Common Causes of Consumer Lag
- Slow Processing Logic: Inefficient or time-intensive tasks delay processing.
- Under-Scaled Consumers: Too few consumers to handle high message volumes.
- Network Limitations: Bandwidth constraints between brokers and consumers.
- Downstream Backpressure: Bottlenecks in dependent systems causing delays.
Effective Strategies to Resolve Consumer Lag
1. Increase Consumer Instances
Scaling up consumer instances within the group balances the workload across multiple consumers, reducing lag.
2. Optimize Processing Logic
- Use efficient frameworks or libraries for processing.

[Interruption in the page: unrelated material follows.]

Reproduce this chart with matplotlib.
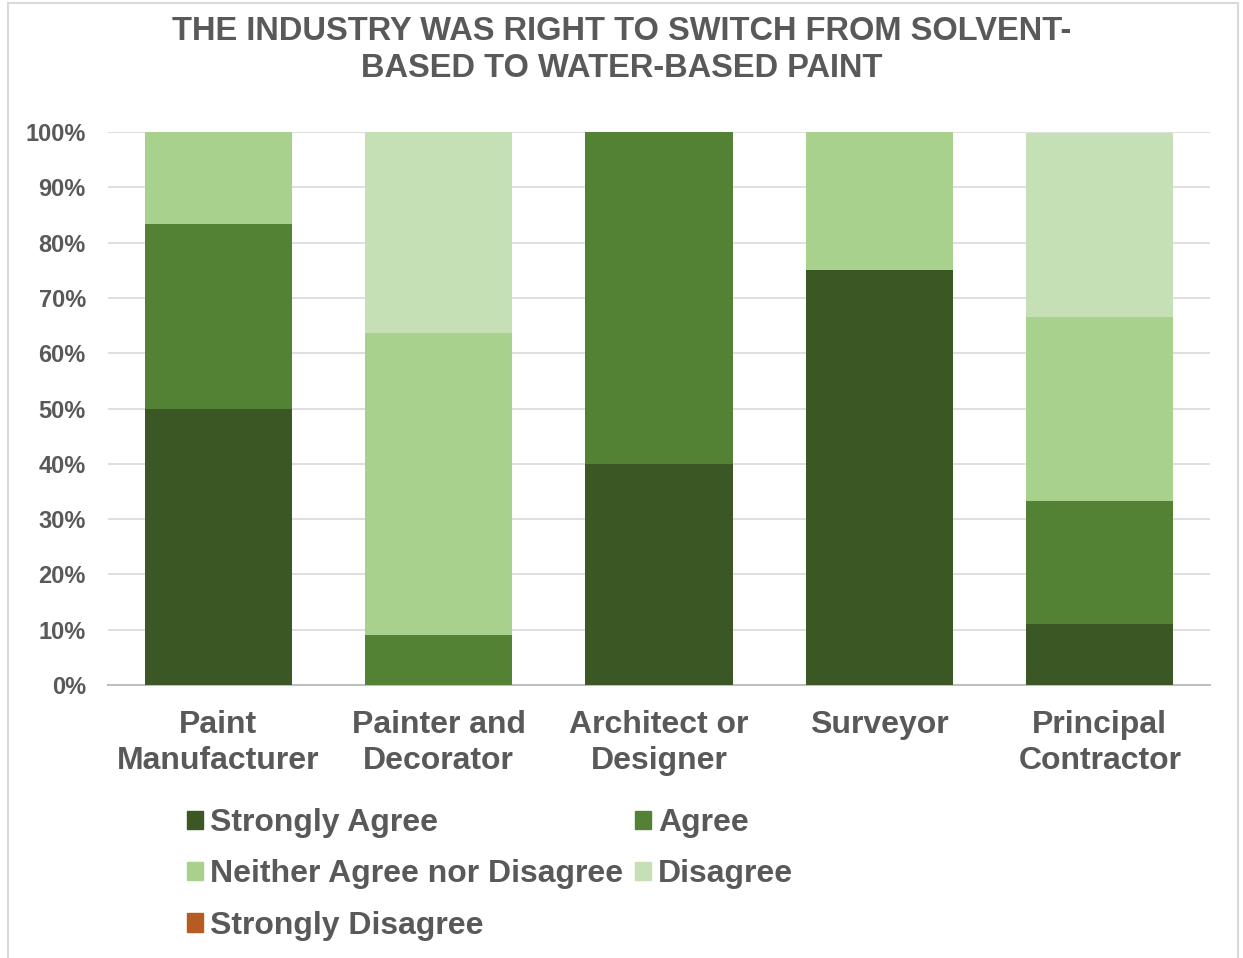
import matplotlib
matplotlib.use("Agg")
import matplotlib.pyplot as plt
import matplotlib.patches as mpatches
import numpy as np

categories = ["Paint\nManufacturer", "Painter and\nDecorator", "Architect or\nDesigner", "Surveyor", "Principal\nContractor"]
series_names = ["Strongly Agree", "Agree", "Neither Agree nor Disagree", "Disagree", "Strongly Disagree"]
strongly_agree = [50.0, 0.0, 40.0, 75.0, 11.1]
agree = [33.3, 9.1, 60.0, 0.0, 22.2]
neither = [16.7, 54.5, 0.0, 25.0, 33.3]
disagree = [0.0, 36.4, 0.0, 0.0, 33.3]
strongly_disagree = [0.0, 0.0, 0.0, 0.0, 0.0]
colors = ["#3A5724", "#548235", "#A9D18E", "#C5E0B4", "#B65C22"]

text_color = "#595959"
plt.rcParams["font.family"] = ["Liberation Sans", "DejaVu Sans"]
plt.rcParams["font.weight"] = "bold"

W, H = 1243, 958
fig = plt.figure(figsize=(W / 100, H / 100), dpi=100)

# outer chart border
fig.patches.append(mpatches.Rectangle((8 / W, -0.01), (1238 - 8) / W, (H - 3) / H + 0.01,
                                      transform=fig.transFigure, fill=False,
                                      edgecolor="#D9D9D9", linewidth=1.5))

ax = fig.add_axes([108 / W, 1 - 685 / H, (1210 - 108) / W, (685 - 132) / H])

x = np.arange(len(categories))
bottom = np.zeros(len(categories))
series = [strongly_agree, agree, neither, disagree, strongly_disagree]
handles = []
for name, vals, c in zip(series_names, series, colors):
    vals = np.array(vals)
    ax.bar(x, vals, 0.667, bottom=bottom, color=c, zorder=3)
    bottom += vals
    handles.append(mpatches.Patch(color=c, label=name))

ax.set_xlim(-0.5, len(categories) - 0.5)
ax.set_ylim(0, 100)
ax.set_yticks(np.arange(0, 101, 10))
ax.set_yticklabels([f"{v}%" for v in range(0, 101, 10)])
ax.grid(axis="y", color="#D9D9D9", linewidth=1.2, zorder=0)
for s in ["top", "right", "left"]:
    ax.spines[s].set_visible(False)
ax.spines["bottom"].set_color("#BFBFBF")
ax.spines["bottom"].set_linewidth(1.5)
ax.tick_params(axis="y", length=0, labelsize=17, labelcolor=text_color, pad=16)
ax.tick_params(axis="x", length=0, labelsize=23, labelcolor=text_color, pad=18)
ax.set_xticks(x)
ax.set_xticklabels(categories, linespacing=1.25, va="top")

fig.text(0.5, 1 - 50 / H, "THE INDUSTRY WAS RIGHT TO SWITCH FROM SOLVENT-\nBASED TO WATER-BASED PAINT",
         ha="center", va="center", fontsize=23.5, color=text_color, fontweight="bold",
         linespacing=1.25)

order = [0, 2, 4, 1, 3]
leg = fig.legend([handles[i] for i in order], [series_names[i] for i in order],
                 loc="upper left", bbox_to_anchor=(187 / W, 1 - 808 / H), ncol=2,
                 frameon=False, fontsize=23, handlelength=0.5, handleheight=0.5,
                 handletextpad=0.22, columnspacing=0.38, labelspacing=0.67,
                 borderpad=0, borderaxespad=0)
for t in leg.get_texts():
    t.set_color(text_color)

fig.savefig("out.png", dpi=100)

- Batch messages to minimize high-overhead operations like I/O or API calls.
3. Monitor and Track Metrics
- Tools like Datadog, Kafka Manager, or Prometheus provide real-time insights into lag metrics.
- Set alerts to detect issues early and act quickly.
4. Enable Asynchronous Processing
- Use threading or intermediate queues to decouple message consumption from processing.
- This allows consumers to fetch messages faster without waiting for processing completion.
5. Increase Partition Count
Adding more partitions improves parallelism, enabling consumers to process messages more efficiently.
Proactive Monitoring Is Key
Consumer lag is not just a performance issue—it can affect SLAs and system reliability. By combining proactive monitoring, optimized processing, and proper scaling strategies, you can keep Kafka systems running smoothly.
If your system is lagging behind, it’s time to address the bottlenecks and ensure uninterrupted data flow in your Kafka pipeline.